The March 1793 conscription requiring Vendeans to fill their district’s quota of the national total of 300,000 enraged the populace,[9] who took up arms instead as “The Catholic Army”, “Royal” being added later, and fought for “above all the reopening of their parish churches with their former priests.”

Republicans doing what they do best

Attacking the Churches?  That sounds familiar.

Within a few weeks the rebel forces had formed a substantial, if ill-equipped, army, the Royal and Catholic Army, supported by two thousand irregular cavalry and a few captured artillery pieces. The main force of the rebels operated on a much smaller scale, using guerilla tactics, supported by the insurgents’ unparalleled local knowledge and the good-will of the people.

With the decisive Battle of Savenay (December 1793) came formal orders for forced evacuation; also, a ‘scorched earth policy was initiated: farms were destroyed, crops and forests burned and villages razed. There were many reported atrocities and a campaign of mass killing universally targeted at residents of the Vendée regardless of combatant status, political affiliation, age or gender. One specific target were the woman of the region. Since they were seen, in a way, that they were carrying anti-revolutionary babies, they were seen as primary targets.

From January to May 1794, 20,000 to 50,000 Vendean civilians were massacred by the Infernal columns of the general Louis Marie Turreau.

They don’t teach you that in History class.  And since these are big numbers, let’s just put a nice tidy bow on things to illustrate how bloody the Revolutionaries were:

Estimates of those killed in the Vendean conflict – on both sides – range between 117,000 and 450,000, out of a population of around 800,000.

Between fifteen to over fifty percent of the population killed, including women and children and non-combatants.  That’s the legacy of the French Revolution.  The upper-middle class importing more underclasses to frighten the French middle-class today – that’s the legacy of the French Revolution.  Enjoy your fireworks, ye Frenchmen, while ye may.  Your Mandarins won’t let you enjoy it for long.

It is a strange thing for a son of the American Revolution to cheer so heartily at the deposing of a King, particularly one as helpful to their cause as Louis XVI.  And yet, as a student of History one cannot help but conclude that the Bad Guys won that bloody revolution.  One also can’t help but notice how the upper crust led a revolt by the underclass against the King and the middle-class in that once proud nation, and draw significant parallels between then and there and here and now.  Deeper reading than my teachers would have liked has led me down a path that questions the very foundation of my own nation.  While the American Revolution saw considerably less genocidal actions, the resultant Republic of the upper-middle class, by the upper-middle class, and for the upper-middle class needs must force an upper-lower class gentleman to scratch his head and think some very dangerous thoughts indeed.

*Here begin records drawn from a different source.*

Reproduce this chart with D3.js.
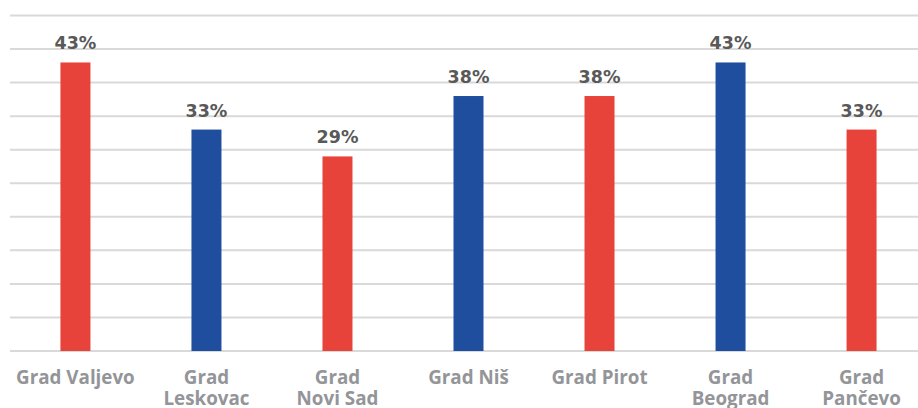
<!DOCTYPE html>
<html><head><meta charset="utf-8">
<script src="https://cdn.jsdelivr.net/npm/d3@7"></script>
<style>body{margin:0;background:#fff}svg{display:block}</style>
</head><body>
<script>
const categories = [["Grad Valjevo"],["Grad","Leskovac"],["Grad","Novi Sad"],["Grad Niš"],["Grad Pirot"],["Grad","Beograd"],["Grad","Pančevo"]];
const values = [43, 33, 29, 38, 38, 43, 33];
const colors = ["#e8433b","#1f4e9f","#e8433b","#1f4e9f","#e8433b","#1f4e9f","#e8433b"];
const gridTicks = [0,5,10,15,20,25,30,35,40,45,50];

const W = 918, H = 408;
const svg = d3.select("body").append("svg").attr("width", W).attr("height", H);
const x = d3.scaleBand().domain(d3.range(categories.length)).range([10, 927]).paddingInner(0.771).paddingOuter(0.385);
const y = d3.scaleLinear().domain([0, 50]).range([351, 15.5]);

svg.append("g").selectAll("line").data(gridTicks).join("line")
  .attr("x1", 10).attr("x2", W).attr("y1", d => y(d)).attr("y2", d => y(d))
  .attr("stroke", "#d9d9d9").attr("stroke-width", 2);

svg.append("g").selectAll("rect").data(values).join("rect")
  .attr("x", (d,i) => x(i)).attr("width", x.bandwidth())
  .attr("y", d => y(d)).attr("height", d => y(0) - y(d))
  .attr("fill", (d,i) => colors[i]);

svg.append("g").selectAll("text").data(values).join("text")
  .attr("x", (d,i) => x(i) + x.bandwidth()/2).attr("y", d => y(d) - 13)
  .attr("text-anchor", "middle").attr("font-family", "DejaVu Sans").attr("font-weight", "bold")
  .attr("font-size", 17.5).attr("fill", "#595959").text(d => d + "%");

const lab = svg.append("g").selectAll("text").data(categories).join("text")
  .attr("text-anchor", "middle").attr("font-family", "Open Sans").attr("font-weight", "bold")
  .attr("font-size", 18.8).attr("fill", "#939598");
lab.each(function(lines, i) {
  const t = d3.select(this);
  lines.forEach((s, j) => t.append("tspan").attr("x", x(i) + x.bandwidth()/2).attr("y", 384 + j*21).text(s));
});
</script>
</body></html>
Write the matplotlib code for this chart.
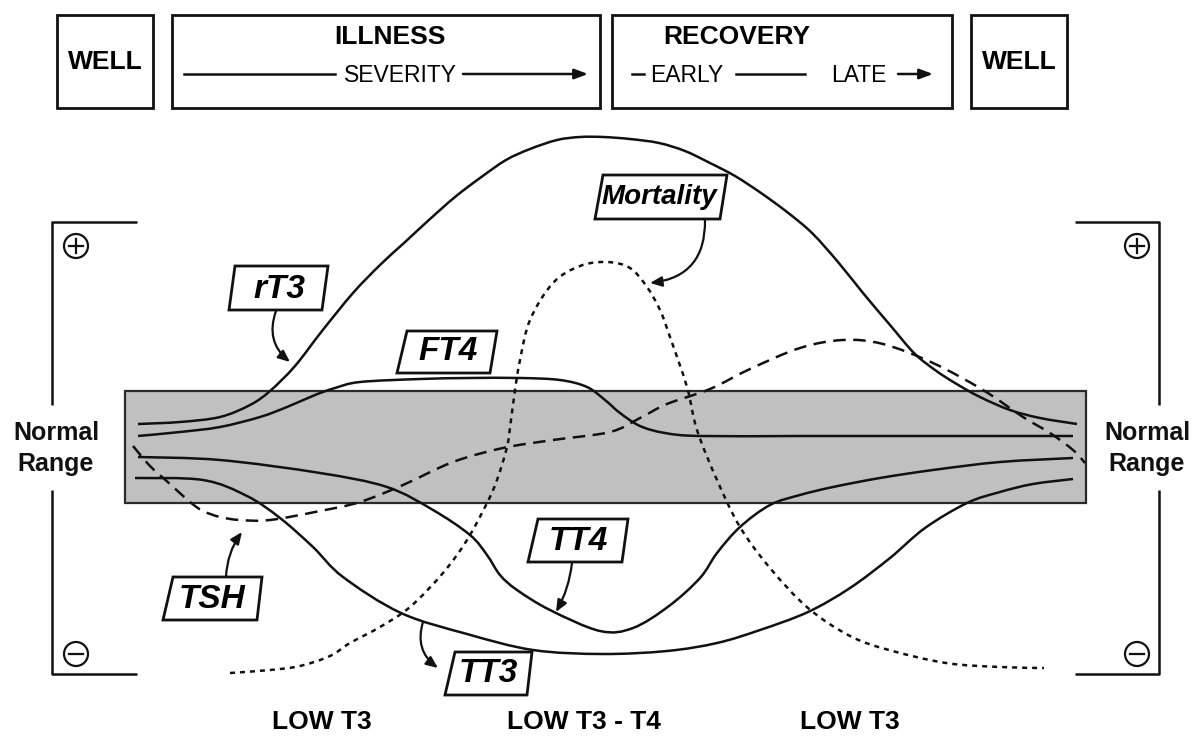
import numpy as np
import matplotlib.pyplot as plt
from matplotlib.path import Path
from matplotlib.patches import PathPatch, Rectangle, Polygon, Circle, FancyArrowPatch

# curve traces (x, y in drawing units, y grows downward)
rt3_x = [138, 180, 220, 250, 270, 295, 322, 353, 380, 404, 430, 455, 480, 506, 530, 557, 580, 603,
         630, 659, 685, 710, 735, 761, 787, 812, 838, 863, 890, 914, 935, 955, 980, 1010, 1040, 1077]
rt3_y = [424, 422, 417, 405, 391, 366, 331, 293, 265, 243, 219, 197, 178, 160, 149, 140, 137, 137,
         139, 143, 151, 163, 176, 193, 212, 233, 262, 293, 325, 353, 370, 383, 397, 410, 418, 424]

ft4_x = [138, 180, 220, 260, 287, 315, 335, 360, 420, 470, 520, 560, 587, 605, 620, 640, 665, 700,
         800, 900, 1000, 1073]
ft4_y = [436, 432, 427, 417, 407, 395, 388, 382, 379, 378, 378, 380, 387, 400, 413, 426, 433, 436,
         436, 436, 436, 436]

tt4_x = [138, 220, 320, 387, 433, 470, 487, 500, 517, 550, 600, 633, 669, 700, 717, 740, 770, 800,
         833, 880, 933, 1000, 1073]
tt4_y = [457, 460, 473, 487, 510, 535, 555, 575, 590, 610, 631, 628, 606, 578, 553, 527, 505, 495,
         487, 478, 470, 462, 458]

tt3_x = [135, 203, 247, 280, 313, 343, 401, 467, 533, 602, 667, 717, 760, 808, 850, 890, 925, 967,
         1000, 1033, 1073]
tt3_y = [478, 480, 496, 518, 547, 577, 613, 634, 650, 654, 651, 643, 630, 612, 588, 558, 528, 503,
         492, 484, 479]

tsh_x = [133, 150, 170, 190, 203, 220, 240, 270, 320, 360, 403, 453, 503, 553, 610, 640, 667, 710,
         750, 800, 843, 883, 933, 983, 1023, 1050, 1073, 1085]
tsh_y = [446, 466, 484, 502, 511, 517, 520, 520, 511, 502, 485, 462, 448, 440, 432, 418, 404, 389,
         369, 348, 340, 344, 363, 390, 417, 433, 450, 463]

mort_x = [230, 270, 300, 330, 350, 380, 410, 443, 467, 487, 497, 507, 511, 515, 520, 530, 553, 580,
          607, 630, 647, 660, 670, 687, 697, 717, 740, 770, 808, 850, 889, 946, 1000, 1044]
mort_y = [673, 670, 666, 656, 643, 627, 607, 573, 540, 503, 480, 447, 420, 390, 360, 320, 283, 266,
          262, 268, 287, 310, 337, 387, 430, 480, 527, 568, 608, 636, 650, 663, 667, 668]

phase_labels = ['LOW T3', 'LOW T3 - T4', 'LOW T3']
hormone_labels = ['rT3', 'FT4', 'Mortality', 'TSH', 'TT4', 'TT3']

INK = '#111111'
SANS = ['Liberation Sans', 'DejaVu Sans']


def smooth_path(xs, ys):
    # Catmull-Rom through the traced points, emitted as cubic Bezier segments
    p = np.column_stack([xs, ys]).astype(float)
    verts = [p[0]]
    codes = [Path.MOVETO]
    n = len(p)
    for i in range(n - 1):
        p0 = p[i - 1] if i > 0 else p[i]
        p1, p2 = p[i], p[i + 1]
        p3 = p[i + 2] if i + 2 < n else p[i + 1]
        verts += [p1 + (p2 - p0) / 6, p2 - (p3 - p1) / 6, p2]
        codes += [Path.CURVE4] * 3
    return Path(verts, codes)


fig = plt.figure(figsize=(11.98, 7.38), dpi=100)
ax = fig.add_axes([0, 0, 1, 1])
ax.set_xlim(0, 1198)
ax.set_ylim(738, 0)
ax.axis('off')

# normal range band
ax.add_patch(Rectangle((125, 391), 961, 112, facecolor='#c0c0c0', edgecolor='#2a2a2a', lw=1.6, zorder=1))

curves = [
    (rt3_x, rt3_y, '-'),
    (ft4_x, ft4_y, '-'),
    (tt4_x, tt4_y, '-'),
    (tt3_x, tt3_y, '-'),
    (tsh_x, tsh_y, (0, (5, 3))),
    (mort_x, mort_y, (0, (2, 2))),
]
for xs, ys, ls in curves:
    ax.add_patch(PathPatch(smooth_path(xs, ys), fill=False, edgecolor=INK, lw=1.8,
                           linestyle=ls, capstyle='butt', zorder=3))

# side brackets with +/- markers
for xv, xh in [(52, 137), (1159, 1075)]:
    ax.plot([xh, xv, xv], [222, 222, 405], color=INK, lw=1.8, solid_capstyle='butt')
    ax.plot([xv, xv, xh], [490, 674, 674], color=INK, lw=1.8, solid_capstyle='butt')
for cx, tx in [(76, 56), (1137, 1147)]:
    for cy, plus in [(246, True), (654, False)]:
        ax.add_patch(Circle((cx, cy), 12, fill=False, edgecolor=INK, lw=1.6))
        ax.plot([cx - 7, cx + 7], [cy, cy], color=INK, lw=1.6)
        if plus:
            ax.plot([cx, cx], [cy - 7, cy + 7], color=INK, lw=1.6)
    ax.text(tx, 433, 'Normal', ha='center', va='center',
            fontsize=18, fontweight='bold', family=SANS, color=INK)
    ax.text(tx, 464, 'Range', ha='center', va='center',
            fontsize=18, fontweight='bold', family=SANS, color=INK)

# header boxes
for x0, x1 in [(57, 153), (172, 600), (612, 952), (971, 1067)]:
    ax.add_patch(Rectangle((x0, 15), x1 - x0, 93, fill=False, edgecolor=INK, lw=2))
ax.text(105, 62, 'WELL', ha='center', va='center', fontsize=19, fontweight='bold', family=SANS)
ax.text(1019, 62, 'WELL', ha='center', va='center', fontsize=19, fontweight='bold', family=SANS)
ax.text(390, 37, 'ILLNESS', ha='center', va='center', fontsize=19, fontweight='bold', family=SANS)
ax.text(737, 37, 'RECOVERY', ha='center', va='center', fontsize=19, fontweight='bold', family=SANS)
ax.text(400, 75, 'SEVERITY', ha='center', va='center', fontsize=16.5, family=SANS)
ax.text(687, 75, 'EARLY', ha='center', va='center', fontsize=16.5, family=SANS)
ax.text(859, 75, 'LATE', ha='center', va='center', fontsize=16.5, family=SANS)
ax.plot([184, 335], [74, 74], color=INK, lw=1.8)
ax.annotate('', xy=(588, 74), xytext=(463, 74),
            arrowprops=dict(arrowstyle='-|>,head_length=0.8,head_width=0.3', color=INK, lw=1.8,
                            shrinkA=0, shrinkB=0))
ax.plot([632, 644], [74, 74], color=INK, lw=1.8)
ax.plot([736, 805], [74, 74], color=INK, lw=1.8)
ax.annotate('', xy=(933, 74), xytext=(898, 74),
            arrowprops=dict(arrowstyle='-|>,head_length=0.8,head_width=0.3', color=INK, lw=1.8,
                            shrinkA=0, shrinkB=0))

# slanted label boxes: (text centre, box left/right at top, left/right at bottom, top, bottom)
boxes = {
    'rT3': ((279, 289), 235, 328, 229, 322, 266, 310, 24),
    'FT4': ((448, 352), 407, 497, 397, 490, 331, 373, 24),
    'Mortality': ((659, 197), 603, 727, 595, 720, 175, 219, 20),
    'TSH': ((212, 599), 173, 262, 163, 257, 577, 620, 24),
    'TT4': ((578, 541), 538, 628, 528, 622, 519, 562, 24),
    'TT3': ((488, 674), 455, 532, 445, 527, 652, 695, 24),
}
for name in hormone_labels:
    (tx, ty), tl, tr, bl, br, yt, yb, fs = boxes[name]
    ax.add_patch(Polygon([(tl, yt), (tr, yt), (br, yb), (bl, yb)], closed=True,
                         facecolor='white', edgecolor=INK, lw=2, zorder=5))
    ax.text(tx, ty, name, ha='center', va='center', fontsize=fs, fontweight='bold',
            fontstyle='italic', family=SANS, zorder=6)

# pointers from labels to curves
pointers = [
    ((276, 311), (290, 362), 0.35),
    ((705, 220), (650, 283), -0.45),
    ((226, 577), (242, 532), -0.15),
    ((572, 563), (556, 612), -0.1),
    ((423, 622), (438, 668), 0.35),
]
for start, end, rad in pointers:
    ax.add_patch(FancyArrowPatch(start, end, connectionstyle=f'arc3,rad={rad}',
                                 arrowstyle='-|>,head_length=7,head_width=3', color=INK, lw=1.6,
                                 shrinkA=0, shrinkB=0, zorder=4))

# phase labels along the bottom
for cx, lab in zip([322, 584, 850], phase_labels):
    ax.text(cx, 722, lab, ha='center', va='center', fontsize=19, fontweight='bold', family=SANS)

fig.savefig('out.png', dpi=100, facecolor='white')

If Kings were really so bad as our history texts makes out, why did the replacements of so many of them gleefully rack up body counts that would have made all but the most Mongolian of monarchs blush?  Could it be that the Papal warnings about a certain secret society of stonecutting men, active at the hearts of both revolutions, were more prophetic than the stonecutter approved history books admit?

Difficult questions for difficult times.  History is turning into a phase shrouded in red-misted uncertainty.  We shall be asking these questions and reading and studying them in the hopes that we can come out of the Crazy Years with a better appreciation of what worked best in history – for all mankind and not just the Mandarin class – and perhaps recapture some of that early American magic.  If that requires a King rather than a Senate…so be it.

For now, I stand with Saint King Louis IX.  Godspeed on your journey to defend the Great King, citizens of St. Louis, MO.  Know that you have allies and support from faithful Americans from sea to shining sea and beyond.

Viva le roi.  Death to the Jacobins.